The Department of Energy expects to finally put in place the country’s first Renewable Energy Market (REM) by next year, a move that is expected to further boost investments in the local clean energy industry.
Energy Undersecretary Josefina Patricia Asirit told reporters that the establishment of this market would depend on the results of the study being conducted by the United States Agency for International Development (USAID) and World Bank.
Asirit explained that the USAID is providing technical assistance via the conduct of the first phase of the study on the REM. An inception report, which will contain the features of the REM, is expected to be completed soon.
The second phase meanwhile will involve the World Bank, which provided a technical grant to craft the design for the REM.
Based on initial studies, Asirit said that the government may no longer create a new and separate market for renewable energy but may only include it as another commodity to be traded through the existing wholesale electricity spot market (WESM).
The REM is a critical mechanism for the RE industry as this will serve as a venue for the issuance, monitoring and, possibly, the trading of renewable energy certificates (RECs) which, in turn, will serve as proof of the energy companies’ compliance to the Renewable Portfolio Standards (RPS).

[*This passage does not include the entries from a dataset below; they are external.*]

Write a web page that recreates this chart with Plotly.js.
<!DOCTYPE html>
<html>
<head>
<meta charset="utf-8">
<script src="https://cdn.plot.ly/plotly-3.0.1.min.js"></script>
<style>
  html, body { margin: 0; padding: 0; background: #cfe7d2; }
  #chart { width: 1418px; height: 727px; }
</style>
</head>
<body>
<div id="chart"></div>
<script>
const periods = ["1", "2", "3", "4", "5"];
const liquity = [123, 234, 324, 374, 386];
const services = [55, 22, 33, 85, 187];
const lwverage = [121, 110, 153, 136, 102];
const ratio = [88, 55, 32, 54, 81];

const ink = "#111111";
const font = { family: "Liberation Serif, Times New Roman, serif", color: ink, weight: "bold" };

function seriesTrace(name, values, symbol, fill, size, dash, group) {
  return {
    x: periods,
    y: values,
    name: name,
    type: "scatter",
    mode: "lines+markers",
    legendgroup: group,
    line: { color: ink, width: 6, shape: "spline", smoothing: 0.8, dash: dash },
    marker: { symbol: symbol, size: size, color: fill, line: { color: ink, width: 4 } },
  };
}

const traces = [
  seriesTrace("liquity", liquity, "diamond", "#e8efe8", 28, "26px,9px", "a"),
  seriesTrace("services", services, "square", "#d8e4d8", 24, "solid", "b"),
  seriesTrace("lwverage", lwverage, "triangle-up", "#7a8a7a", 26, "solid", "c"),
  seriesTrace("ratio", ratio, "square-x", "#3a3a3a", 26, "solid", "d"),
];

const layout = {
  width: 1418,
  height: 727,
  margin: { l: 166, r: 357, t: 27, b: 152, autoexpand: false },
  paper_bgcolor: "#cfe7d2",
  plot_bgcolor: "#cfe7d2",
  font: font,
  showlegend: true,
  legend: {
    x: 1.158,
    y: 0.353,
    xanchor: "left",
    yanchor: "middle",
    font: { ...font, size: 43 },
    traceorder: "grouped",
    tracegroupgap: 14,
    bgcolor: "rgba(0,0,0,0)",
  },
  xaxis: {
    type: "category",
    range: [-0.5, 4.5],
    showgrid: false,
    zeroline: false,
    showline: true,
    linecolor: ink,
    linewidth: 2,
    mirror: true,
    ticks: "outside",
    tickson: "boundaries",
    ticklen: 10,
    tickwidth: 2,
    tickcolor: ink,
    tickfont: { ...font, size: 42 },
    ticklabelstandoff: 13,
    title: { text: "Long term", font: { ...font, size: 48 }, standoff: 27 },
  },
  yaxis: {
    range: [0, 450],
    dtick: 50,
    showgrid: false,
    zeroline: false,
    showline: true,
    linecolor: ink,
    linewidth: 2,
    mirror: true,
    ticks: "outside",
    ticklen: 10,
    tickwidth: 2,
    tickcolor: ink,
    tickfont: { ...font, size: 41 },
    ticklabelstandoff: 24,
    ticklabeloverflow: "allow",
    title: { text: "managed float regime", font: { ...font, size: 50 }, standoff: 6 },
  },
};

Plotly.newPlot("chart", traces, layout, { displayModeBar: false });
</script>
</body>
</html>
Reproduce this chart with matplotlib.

RPS is a mechanism provided under the Renewable Energy Act of 2008, which requires electricity suppliers/power distributors to source a portion of their electricity requirements from RE sources.
Based on the draft rules, the purpose of the RPS was “to contribute to the growth of the renewable energy industry by diversifying energy supply, spur socio-economic development in rural areas, and help address environmental concerns of the country by reducing harmful emissions.”
As such, Asirit stressed that the establishment of the REM must be consistent with the RPS rules.
The RPS rules must determine the fixed tariff to be paid for the electricity produced from each type of emerging renewable energy source.